Improving visibility on the low-voltage networks – where consumers increasingly are choosing rooftop solar PV, with battery storage on the rise and electric vehicles on the way – is crucial to make the clean energy transition work. And data is the key to getting that visibility in real-time through the cloud.
DERmonitoring.guide
Wattwatchers is proud to have played a supportive role in the birth of this Best Practice Guide, an important initiative for the ongoing growth of Distributed Energy Resources (DER) across Australia.
The Guide – or the DER BPG – is the product of a ground-breaking collaboration between leading energy technology companies operating in Australia, both homegrown and international groups, to fill a void in standards for gathering vital energy data to enable more DER integration to ensure grids are cleaner, more reliable, and more affordable for consumers.
Maximum credit is owed to Solar Analytics co-founder Stefan Jarnason for initiating and leading the creation of the DER BPG, with strategic support from GreenSync, the architects of the Decentralised Energy Exchange (deX). But overall, well done to all involved.

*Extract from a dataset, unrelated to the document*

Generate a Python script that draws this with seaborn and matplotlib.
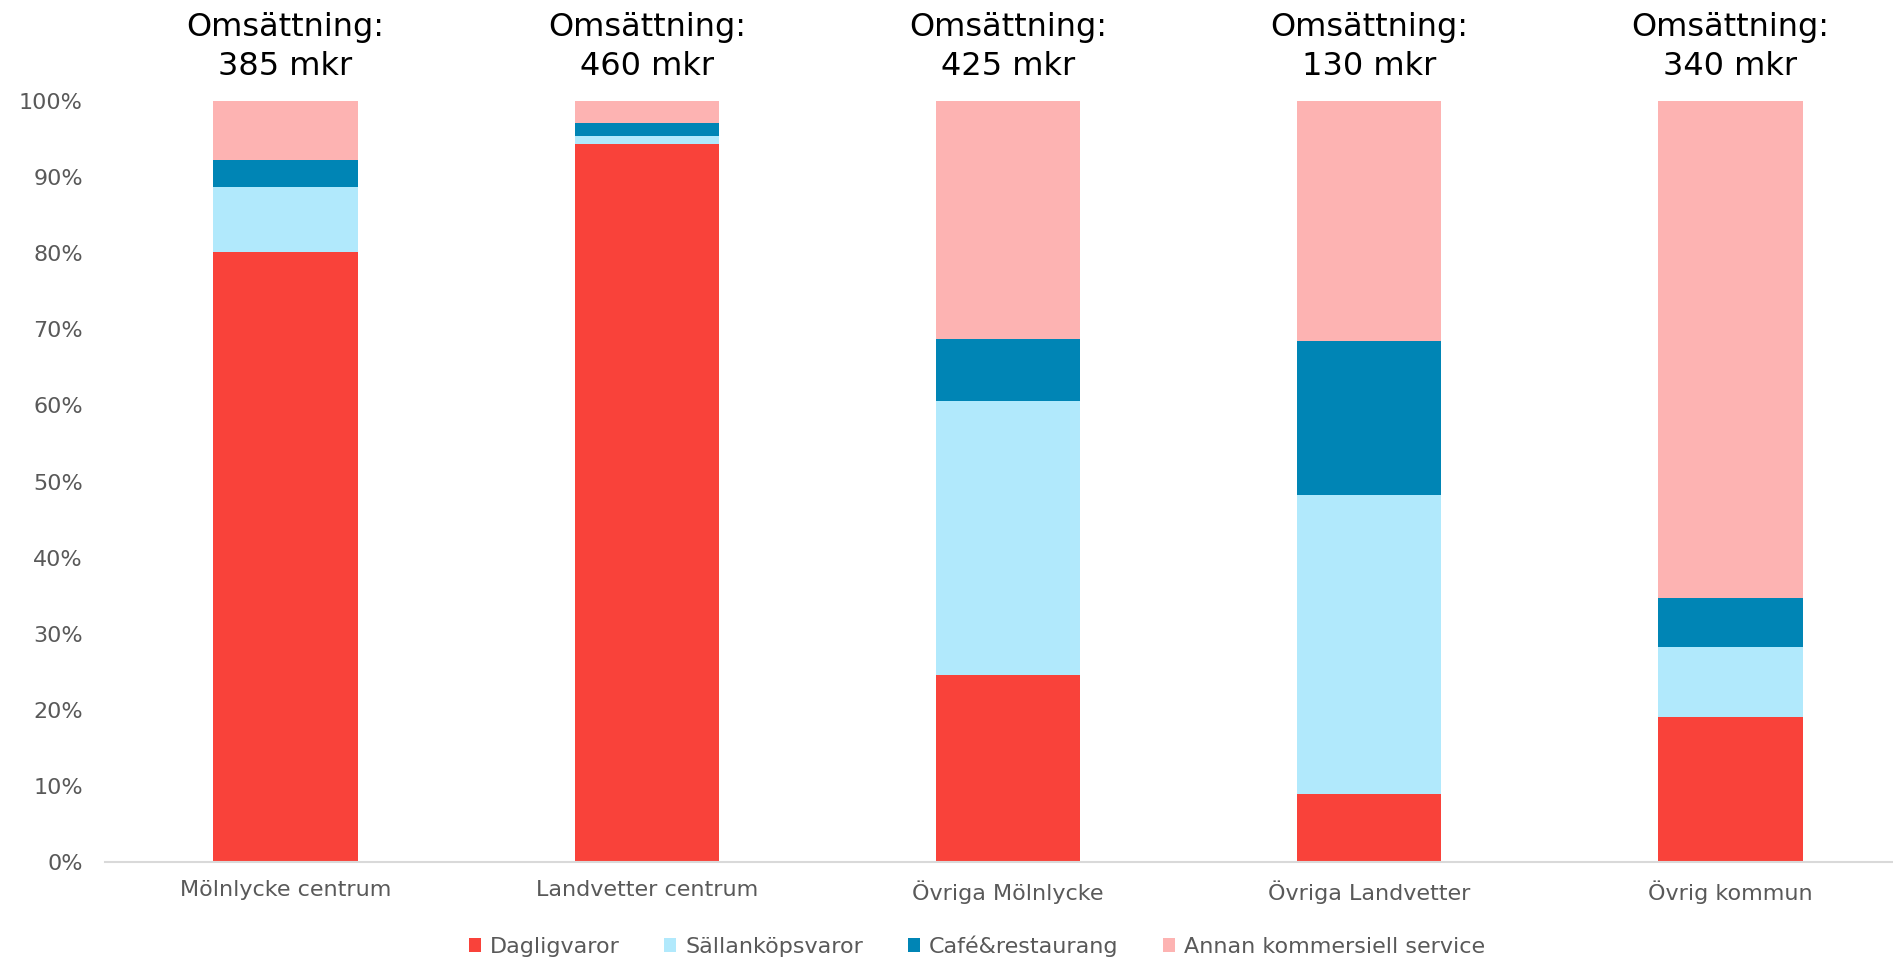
import numpy as np
import pandas as pd
import matplotlib
matplotlib.use("Agg")
import matplotlib.pyplot as plt
from matplotlib.patches import Patch
import seaborn as sns

# data (share of turnover, %)
areas = ["Mölnlycke centrum", "Landvetter centrum", "Övriga Mölnlycke",
         "Övriga Landvetter", "Övrig kommun"]
turnover = [385, 460, 425, 130, 340]
segments = ["Dagligvaror", "Sällanköpsvaror", "Café&restaurang",
            "Annan kommersiell service"]
dagligvaror = [80.2, 94.3, 24.6, 8.9, 19.0]
sallankop = [8.5, 1.1, 36.0, 39.3, 9.3]
cafe = [3.5, 1.7, 8.1, 20.3, 6.4]
annan = [7.8, 2.9, 31.3, 31.5, 65.3]
colors = ["#F9423A", "#B1E9FC", "#0085B5", "#FDB3B2"]

sns.set_theme(style="white")
plt.rcParams["font.family"] = ["DejaVu Sans"]

df = pd.DataFrame({
    "area": areas,
    "Dagligvaror": dagligvaror,
    "Sällanköpsvaror": sallankop,
    "Café&restaurang": cafe,
    "Annan kommersiell service": annan,
})
# cumulative shares, drawn from the top layer down so they look stacked
cum = df[segments].cumsum(axis=1) / 100

fig = plt.figure(figsize=(18.93, 9.6), dpi=100)
ax = fig.add_axes([105 / 1893, 98 / 960, 1 - 105 / 1893, 761 / 960])

for seg, col in reversed(list(zip(segments, colors))):
    sns.barplot(x=df["area"], y=cum[seg], color=col, width=0.4,
                saturation=1, linewidth=0, ax=ax)

ax.set_ylim(0, 1)
ax.set_xlim(-0.5, 4.45)
ax.set_yticks(np.arange(0, 1.01, 0.1))
ax.set_yticklabels([f"{int(round(v * 100))}%" for v in np.arange(0, 1.01, 0.1)])
ax.set_xlabel("")
ax.set_ylabel("")
ax.tick_params(axis="both", length=0, labelsize=16, labelcolor="#595959")
ax.tick_params(axis="x", pad=13)
ax.tick_params(axis="y", pad=16)
sns.despine(ax=ax, left=True)
ax.spines["bottom"].set_color("#D9D9D9")
ax.spines["bottom"].set_linewidth(1.5)

for i, t in enumerate(turnover):
    ax.annotate(f"Omsättning:\n{t} mkr", xy=(i, 1.0), xycoords=("data", "axes fraction"),
                xytext=(0, 14), textcoords="offset points", ha="center", va="bottom",
                fontsize=23, color="black", linespacing=1.32)

handles = [Patch(facecolor=c, edgecolor="none", label=s) for s, c in zip(segments, colors)]
leg = fig.legend(handles=handles, loc="center", bbox_to_anchor=(0.516, 0.0146), ncol=4,
                 frameon=False, fontsize=16, handlelength=0.55, handleheight=0.55,
                 handletextpad=0.4, columnspacing=2.0)
for txt in leg.get_texts():
    txt.set_color("#595959")

fig.savefig("out.png", dpi=100)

Australia’s world-leading transition* to a high renewable penetration electricity system with abundant small-scale generation from residential and commercial solar PV installations is being hampered by a lack of data.
Unlike traditional electricity generation from a small number of mainly large-scale centralised power stations that connect into high-voltage transmission networks, the millions of DER already installed across Australia are relatively tiny in size, widely dispersed, and feed straight into low-voltage distribution networks (which is where consumers plug in to get their electricity).
Increasingly, today’s smart energy technologies such as remote monitoring devices and solar and battery inverter systems have built-in capabilities to collect vital data from these many DER installations, and to communicate it in near real-time via the internet.
There remains a major challenge, however, to aggregate and organise such data, and to make it available in useful forms that uphold the rights of consumers while supporting the overall electricity system to operate more effectively.
Harnessing the power of data is now a core requirement to deliver the cleaner, lower cost and more reliable electricity system that an orderly transition to higher levels of DER promises, and that most stakeholders want. While this requirement is increasingly being recognised across the electricity system, achieving it is complex and involves many stakeholders.
Our objective
The founding objective of the DER technology vendors driving the Guide initiative is to accelerate progress towards standardised data and information about DER, starting with newly-installed generation systems.
Collectively, we recognise that it will take considerable time for such a model to be codified formally through existing standards and certification bodies in Australia.
While there are clear opportunities to draw on international experience, our group is mindful that in substantial ways Australia is transitioning to high-level DER ahead of the rest of the world, and thus also needs to lead on developing data solutions to better enable this transition.
Given the near-term nature of this information challenge, and the capability of smart DER to provide data, our group is working to enable and implement a consistent data set for DER products installed in Australia from 2020 and to allow, with customer consent, access for authorised industry entities to this set of static and dynamic information on DER.
*>2.3 million home and small commercial PV systems already are installed across Australia, with approx. 220,000 additional systems being added per annum. At present rates of installation, Australia will have around 45-50% of generation installed at consumer sites within 10 years. While this increasing DER penetration is contributing to lower electricity costs for consumers and lower carbon emissions, there are a number of key challenges to this growth continuing in ways that are fair and equitable for consumers, reliable for the system, and cost-effective for everyone. Data-driven visibility of DER locations, types, operating status and performance is a threshold issue for addressing these challenges.